La langue est le moyen d’expression avec lequel je suis le plus à l’aise et que j’utilise de manière professionnelle pour écrire, en même temps j’ai l’impression que je ne comprends pas du tout comment la langue fonctionne et que je n’arrive jamais à exprimer ce que je voudrais. C’est paradoxal parce que je crois que la langue est à la fois très puissante et très éphémère. Les mots que l’on utilise et les histoires que l’on raconte peuvent créer des réalités et définir le monde, mais dès que l’on arrête de parler, ça n’a plus aucun sens. Ce côté éphémère de la langue me fascine, c’est probablement pour ça que j’aime bien écrire pour le théâtre et des performances.

Vous co-organisez les lectures Et caetera, où de nombreux écrivains viennent partager leurs textes dans un format assez horizontal, qu’est-ce que ça représente pour vous, ce lieu d’échange?

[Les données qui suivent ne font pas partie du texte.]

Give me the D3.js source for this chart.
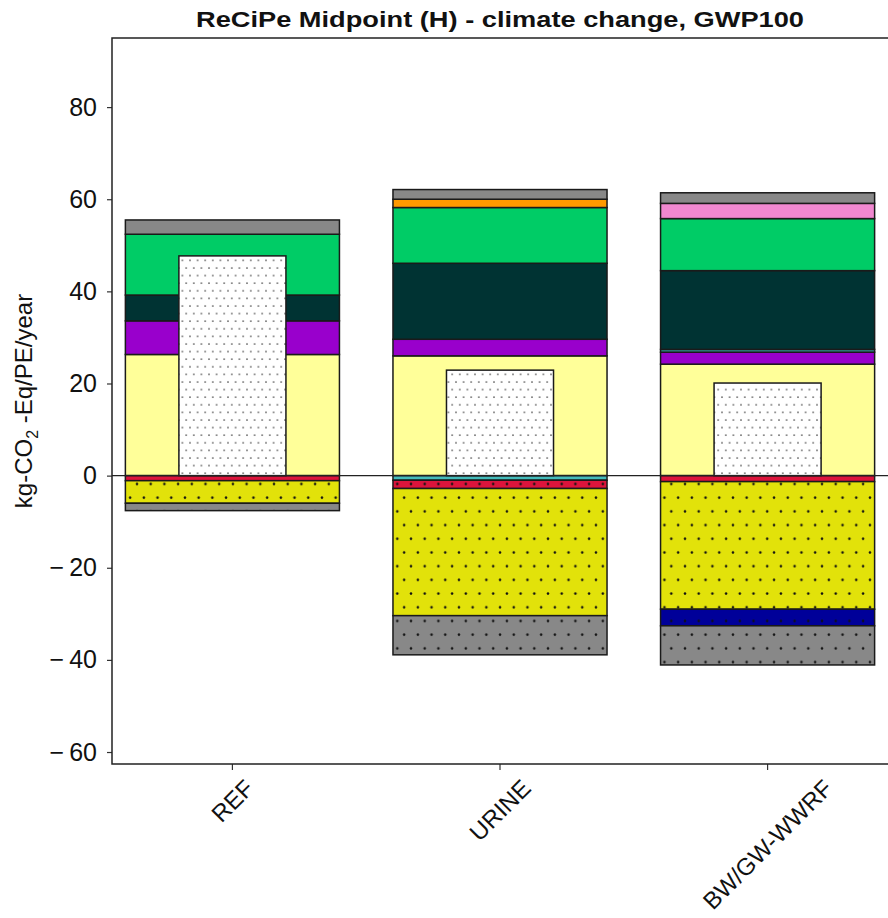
<!DOCTYPE html>
<html>
<head>
<meta charset="utf-8">
<script src="https://cdn.jsdelivr.net/npm/d3@7"></script>
<style>
  body { margin: 0; background: #fff; }
  text { font-family: "Liberation Sans", Arial, sans-serif; }
</style>
</head>
<body>
<div class="canvas"></div>
<script>
// DATA (kg CO2-eq / PE / year)
const categories = ["REF", "URINE", "BW/GW-WWRF"];

// positive contributions, bottom to top
const lightYellow = [26.3, 26.0, 24.2];
const purple      = [7.3, 3.6, 2.6];
const tealLine    = [0, 0, 0.6];
const darkTeal    = [5.6, 16.5, 17.1];
const green       = [13.2, 12.1, 11.3];
const pink        = [0, 0, 3.3];
const orange      = [0, 1.8, 0];
const grayTop     = [3.1, 2.1, 2.3];

// negative contributions, from zero downwards
const cyan      = [0, -1.0, 0];
const red       = [-1.1, -1.8, -1.3];
const yellowDot = [-4.9, -27.6, -27.7];
const blue      = [0, 0, -3.6];
const grayDot   = [-1.6, -8.5, -8.5];

// net result (narrow white bar)
const netTotal = [47.7, 22.9, 20.1];

const yTicks = [-60, -40, -20, 0, 20, 40, 60, 80];

// series table
const series = [
  {key: "lightYellow", values: lightYellow, fill: "#FFFF99"},
  {key: "purple", values: purple, fill: "#9900CC"},
  {key: "tealLine", values: tealLine, fill: "#339999"},
  {key: "darkTeal", values: darkTeal, fill: "#003333"},
  {key: "green", values: green, fill: "#00CC66"},
  {key: "pink", values: pink, fill: "#F088D0"},
  {key: "orange", values: orange, fill: "#FF9900"},
  {key: "grayTop", values: grayTop, fill: "#888888"},
  {key: "cyan", values: cyan, fill: "#44BBBB"},
  {key: "red", values: red, fill: "#DC143C", hatch: true},
  {key: "yellowDot", values: yellowDot, fill: "#E2E20A", hatch: true},
  {key: "blue", values: blue, fill: "#000099", hatch: true},
  {key: "grayDot", values: grayDot, fill: "#888888", hatch: true}
];

const rows = categories.map((c, i) => {
  const r = {cat: c};
  series.forEach(s => r[s.key] = s.values[i]);
  return r;
});

// Dimensions
const W = 888, H = 918;
const plot = {left: 112, right: 888, top: 38, bottom: 764};

const svg = d3.select(".canvas")
  .append("svg")
  .attr("width", W)
  .attr("height", H);

// hatch patterns
const defs = svg.append("defs");
const step = 13.7;
series.filter(s => s.hatch).forEach(s => {
  const p = defs.append("pattern")
    .attr("id", "h-" + s.key)
    .attr("patternUnits", "userSpaceOnUse")
    .attr("width", step).attr("height", step * 2);
  p.append("rect").attr("width", step).attr("height", step * 2).attr("fill", s.fill);
  [[0, 18.2], [step, 18.2], [step / 2, 4.5]].forEach(([cx, cy]) => {
    p.append("circle").attr("cx", cx).attr("cy", cy).attr("r", 1.25).attr("fill", "#111");
  });
});
const fine = 7.6;
const pw = defs.append("pattern")
  .attr("id", "h-white")
  .attr("patternUnits", "userSpaceOnUse")
  .attr("width", fine).attr("height", fine * 2);
pw.append("rect").attr("width", fine).attr("height", fine * 2).attr("fill", "#fff");
[[0, 2], [fine, 2], [fine / 2, 2 + fine]].forEach(([cx, cy]) => {
  pw.append("circle").attr("cx", cx).attr("cy", cy).attr("r", 0.9).attr("fill", "#555");
});

// SCALES
const xScale = d3.scaleBand()
  .domain(categories)
  .range([plot.left, plot.right])
  .paddingInner(0.2)
  .paddingOuter(0.05);

const yScale = d3.scaleLinear()
  .domain([-62.6, 95])
  .range([plot.bottom, plot.top]);

// STACKED BARS
const stacked = d3.stack()
  .keys(series.map(s => s.key))
  .offset(d3.stackOffsetDiverging)(rows);

const fillOf = {};
series.forEach(s => fillOf[s.key] = s.hatch ? `url(#h-${s.key})` : s.fill);

const layers = svg.append("g").selectAll("g")
  .data(stacked)
  .enter()
  .append("g")
  .attr("fill", d => fillOf[d.key]);

layers.selectAll("rect")
  .data(d => d.filter(v => v[1] - v[0] !== 0))
  .enter()
  .append("rect")
  .attr("x", d => xScale(d.data.cat))
  .attr("width", xScale.bandwidth())
  .attr("y", d => yScale(d[1]))
  .attr("height", d => yScale(d[0]) - yScale(d[1]))
  .attr("stroke", "#1a1a1a")
  .attr("stroke-width", 1.5);

// NET BARS
const inner = xScale.bandwidth() / 2;
svg.append("g").selectAll("rect")
  .data(netTotal)
  .enter()
  .append("rect")
  .attr("x", (d, i) => xScale(categories[i]) + (xScale.bandwidth() - inner) / 2)
  .attr("width", inner)
  .attr("y", d => yScale(d))
  .attr("height", d => yScale(0) - yScale(d))
  .attr("fill", "url(#h-white)")
  .attr("stroke", "#1a1a1a")
  .attr("stroke-width", 1.5);

// zero line
svg.append("line")
  .attr("x1", plot.left).attr("x2", plot.right)
  .attr("y1", yScale(0)).attr("y2", yScale(0))
  .attr("stroke", "#222").attr("stroke-width", 1.2);

// AXES
const fmt = d => d < 0 ? "\u2212\u2009" + Math.abs(d) : String(d);
const yAxis = svg.append("g")
  .attr("transform", `translate(${plot.left},0)`)
  .call(d3.axisLeft(yScale).tickValues(yTicks).tickFormat(fmt).tickSize(5).tickPadding(10));
yAxis.select(".domain").remove();
yAxis.selectAll("line").attr("stroke", "#333").attr("stroke-width", 1.2);
yAxis.selectAll("text").attr("font-size", 25).attr("fill", "#111")
  .style("font-family", "'Liberation Sans', Arial, sans-serif");

const xAxis = svg.append("g")
  .attr("transform", `translate(0,${plot.bottom})`)
  .call(d3.axisBottom(xScale).tickSize(6).tickFormat(""));
xAxis.select(".domain").remove();
xAxis.selectAll("line").attr("stroke", "#333").attr("stroke-width", 1.2);

// spines
svg.append("path")
  .attr("d", `M${plot.right},${plot.top}H${plot.left}V${plot.bottom}H${plot.right}`)
  .attr("fill", "none")
  .attr("stroke", "#222")
  .attr("stroke-width", 1.5);

// rotated category labels, centred under ticks
const xFont = 24;
categories.forEach(c => {
  const t = svg.append("text")
    .attr("font-size", xFont)
    .attr("fill", "#111")
    .attr("text-anchor", "middle")
    .attr("dominant-baseline", "central")
    .text(c);
  const w = t.node().getComputedTextLength();
  const cx = xScale(c) + xScale.bandwidth() / 2;
  const cy = plot.bottom + 13 + (w + xFont * 0.8) * 0.7071 / 2;
  t.attr("x", cx).attr("y", cy)
    .attr("transform", `rotate(-45,${cx},${cy})`);
});

// title
svg.append("text")
  .attr("x", (plot.left + plot.right) / 2)
  .attr("y", 27)
  .attr("text-anchor", "middle")
  .attr("font-size", 22)
  .attr("font-weight", "bold")
  .attr("fill", "#111")
  .attr("textLength", 608)
  .attr("lengthAdjust", "spacingAndGlyphs")
  .text("ReCiPe Midpoint (H) - climate change, GWP100");

// y label
const yl = svg.append("text")
  .attr("transform", `translate(32,${(plot.top + plot.bottom) / 2}) rotate(-90)`)
  .attr("text-anchor", "middle")
  .attr("font-size", 24)
  .attr("fill", "#111");
yl.append("tspan").text("kg-CO");
yl.append("tspan").attr("font-size", 16).attr("dy", 6).text("2");
yl.append("tspan").attr("dy", -6).text(" -Eq/PE/year");
</script>
</body>
</html>
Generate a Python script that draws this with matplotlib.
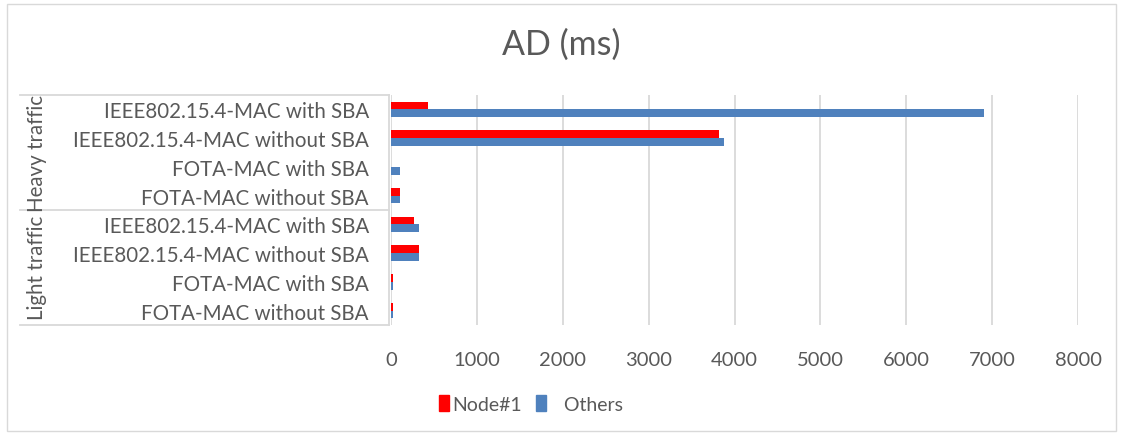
import numpy as np
import matplotlib.pyplot as plt
from matplotlib.lines import Line2D
from matplotlib.patches import Patch, Rectangle

plt.rcParams['font.family'] = ['Lato', 'DejaVu Sans']

# Datos (de arriba hacia abajo)
grupos = ["Heavy traffic", "Light traffic"]
categorias = ["IEEE802.15.4-MAC with SBA", "IEEE802.15.4-MAC without SBA",
              "FOTA-MAC with SBA", "FOTA-MAC without SBA"]
node1_heavy = [430, 3820, 0, 100]
others_heavy = [6900, 3880, 100, 100]
node1_light = [270, 330, 20, 20]
others_light = [330, 330, 20, 20]

etiquetas = categorias + categorias
node1 = node1_heavy + node1_light
others = others_heavy + others_light

ROJO = '#FF0000'
AZUL = '#4F81BD'
GRIS = '#595959'

W, H = 1123, 439
fig = plt.figure(figsize=(W / 100, H / 100), dpi=100)

def fx(px):
    return px / W

def fy(py):
    return 1 - py / H

ax = fig.add_axes([fx(391), fy(326), fx(1078) - fx(391), fy(96) - fy(326)])

n = len(etiquetas)
y = np.arange(n)[::-1]  # primera categoría arriba
h = 0.27
ax.barh(y + h / 2, node1, height=h, color=ROJO, label="Node#1")
ax.barh(y - h / 2, others, height=h, color=AZUL, label="Others")

ax.set_xlim(0, 8000)
ax.set_ylim(-0.5, n - 0.5)
ax.set_xticks(np.arange(0, 8001, 1000))
ax.set_yticks(y)
ax.set_yticklabels(etiquetas)
ax.grid(axis='x', color='#d9d9d9', linewidth=1.3)
ax.set_axisbelow(True)
for s in ax.spines.values():
    s.set_visible(False)
ax.tick_params(axis='x', length=0, pad=19, labelsize=14.5, labelcolor=GRIS)
ax.tick_params(axis='y', length=0, pad=16, labelsize=14.8, labelcolor=GRIS)

# Caja de categorías multinivel
gris_linea = '#d9d9d9'
for py in [96, 211, 326]:
    fig.add_artist(Line2D([fx(20), fx(389)], [fy(py), fy(py)], color=gris_linea, lw=1.3))
fig.add_artist(Line2D([fx(389), fx(389)], [fy(96), fy(326)], color=gris_linea, lw=1.3))

fig.text(fx(37), fy(153), grupos[0], rotation=90, ha='center', va='center',
         fontsize=14.8, color=GRIS)
fig.text(fx(37), fy(268), grupos[1], rotation=90, ha='center', va='center',
         fontsize=14.8, color=GRIS)

fig.text(0.5, fy(45), "AD (ms)", ha='center', va='center', fontsize=24.5, color=GRIS)

# Borde exterior
fig.add_artist(Rectangle((fx(7), fy(432)), fx(1116) - fx(7), fy(5) - fy(432),
                         transform=fig.transFigure, fill=False, edgecolor='#d9d9d9', lw=1))

handles = [Patch(color=ROJO), Patch(color=AZUL)]
fig.legend(handles, ["Node#1", "   Others"], loc='center', bbox_to_anchor=(fx(531), fy(405)),
           ncol=2, frameon=False, fontsize=14, labelcolor=GRIS, handlelength=0.55,
           handleheight=0.9, handletextpad=0.15, columnspacing=0.7)

fig.savefig("out.png", dpi=100)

C’est super précieux. Etre auteur est assez particulier, on écrit des livres qui sont distribués et les rapports avec les lecteurs et lectrices sont peu directs. Et caetera, c’est non seulement un espace où le partage du texte redevient plus instantané et où on peut échanger sur les pratiques littéraires, mais en plus de ça, ça permet de se sentir moins seul. Il y a quelque chose de très beau dans le fait d’être entouré de gens qui écrivent. Je pense que ça apparaît dans le livre parce qu’Abel est quelqu’un qui, bien que solitaire, traine tout le temps avec des gens. C’est quelque chose qui découle pour moi de l’équilibre que j’ai réussi à trouver à Bruxelles, entre la solitude du texte et un être ensemble de l’écriture. C’est vertigineux de publier un premier roman, mais c’est rassurant de me dire que j’écris avec et pour ces personnes autour de moi.

L’auteur

Né en Suisse en 1996, Bastien Hauser est diplômé du master Textes et création littéraire de l’École nationale supérieure des arts visuels de La Cambre à Bruxelles. „Une singularité“ est son premier roman.

„Une singularité“

Lorsque, quelques jours après son AVC qui semble avoir produit étonnement peu de dégâts, Abel Fleck observe le disque d’accrétion aux contours orangés flous et asymétriques de M87*, premier trou noir pris par une équipe scientifique en avril 2019. Il croit y voir exactement la tache de sang reproduite sur la radiographie de son cerveau et il est pris d’une certitude obsessionnelle que ces deux événements seraient liés. En proie à des troubles inquiétants et une paranoïa grandissante, il s’éloigne de ses amis vers une réalité autre et toujours plus étrange, comme si tout son être, et avec lui tout l’univers, passait de l’autre côté de l’horizon des événements.

Partant d’un des plus grands paradoxes de l’univers, „un point dans le monde où le monde disparaît“, „Une singularité“ est un roman riche et complexe qui d’une métaphore tissée verse dans le fantasque pour questionner le découpage du monde fait par la science occidentale, notre rapport au monde et à l’inconnu et incompréhensible dans nos vies – roman qui, d’une écriture drôle et sensible, nous enlève du dessous de nos pieds les repères qui bercent notre quotidien.

Bastien Hauser: „Une singularité“, Actes Sud, France, ISBN 978-2-330-18951-8.